Jocelyn Mojica - Student bonds with youth she mentors

April 19, 2006|by TIFFANY ARNOLD

HALFWAY - Facing the demands of school and work, young mentors such as Jocelyn Mojica don't come around very often.

"It's not unusual for young people to get interested in the program, but they usually have difficulty following through," said Crystal Davis, casework supervisor for Big Brothers Big Sisters of Washington County Maryland.

Mojica, 21, of Halfway, is a volunteer for Big Brothers Big Sisters. She has formed a strong bond with the youngster she mentors, a 9-year-old girl who attends Pangborn Elementary School.

Mentors are in high demand in Washington County. There are 45 children matched with mentors in the Big Brothers Big Sisters community-based mentoring program. But there are 20 children who still are waiting for mentors, Davis said.


Mojica and her little buddy both dance, they are both into cheerleading and they're both considerably outgoing, Mojica said.

"They're really like sisters," Davis said. "They even look alike, a little."

Her mother, Isolina Mojica, has taken notice of her daughter's bond with her little "sister."

"She's going to make a really good mother because she's more patient than I am," her mother said. "She has that special gift. She knows what to say. I'm very proud of her as a mother."

Isolina Mojica said her daughter has always had a giving spirit. She recalled one Christmas morning, when Mojica pulled her out of bed to help serve pancakes and pass out gifts at Williamsport Retirement Village, where Mojica often had visited.

"I wasn't feeling well that day," her mother said. But it still worked out.

"That was a rewarding experience," her mother said. "To give up your Christmas morning? That's awesome. We went home on a natural high."

Mojica is about to complete her associate degree in psychology at Hagerstown Community College. As she prepares for the next step, going to a four-year school, Mojica said she's going to have to adjust to being so far away from her friend.

"I'll miss seeing her," Mojica said. "I'll miss going to her school because I've also developed a relationship with the kids at her school."

Mojica said she still will be able to see her little buddy on the weekends, but she will not have a chance to visit her at her school throughout the week.

"I'll still be there, just not as much as I would like to be," Mojica said. "Even if it's just an hour or two."

"She's taught me just how to love more," she said. "Life's so short. So if you can make a difference that day, you're fulfilled."

Volunteers agree to spend anywhere from one to five hours a week with the children, Davis said. Big Brothers Big Sisters pairs at-risk youths with mentors in the community.

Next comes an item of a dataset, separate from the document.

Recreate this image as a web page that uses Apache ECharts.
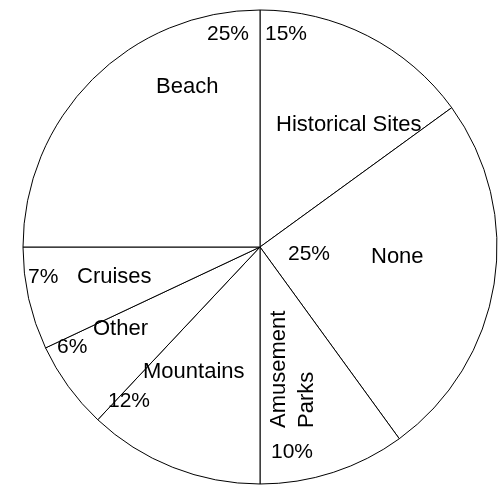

Mojica said that after she graduates, she wouldn't mind working as a guidance counselor, helping other children who are labeled "at-risk."

"Kids are just my passion," Mojica said. "I can see the development, it's amazing. (At-risk) kids need it the most. Most of them are overlooked."

Cutline: By Ric Dugan/Staff Photographer

Jocelyn Mojica, a student at Hagerstown Community College, volunteers for Big Brothers Big Sisters.


Name - Jocelyn Mojica

Date of birth - Nov. 10, 1984

Address - Halfway

Occupation - Student

Most notable achievement - Probably my volunteer work.

Your proudest moment - Probably being matched up with my little sister because my match manager said, "She's so much like you. You guys are so much alike." Then, when I met her, I was like, wow, we are so much alike.

Who is the person you most admire and why? - The person I most admire is no longer living, my grandmother. She was just such an inspiration. She also loved kids. She had such an open heart. She's still my inspiration to this day. She always will be.

What is the best piece of advice you ever received? Who gave it to you? - Probably my mom, saying just be who you are and never settle for anything.

What is the next goal you would like to achieve? - Getting my degree and working with kids.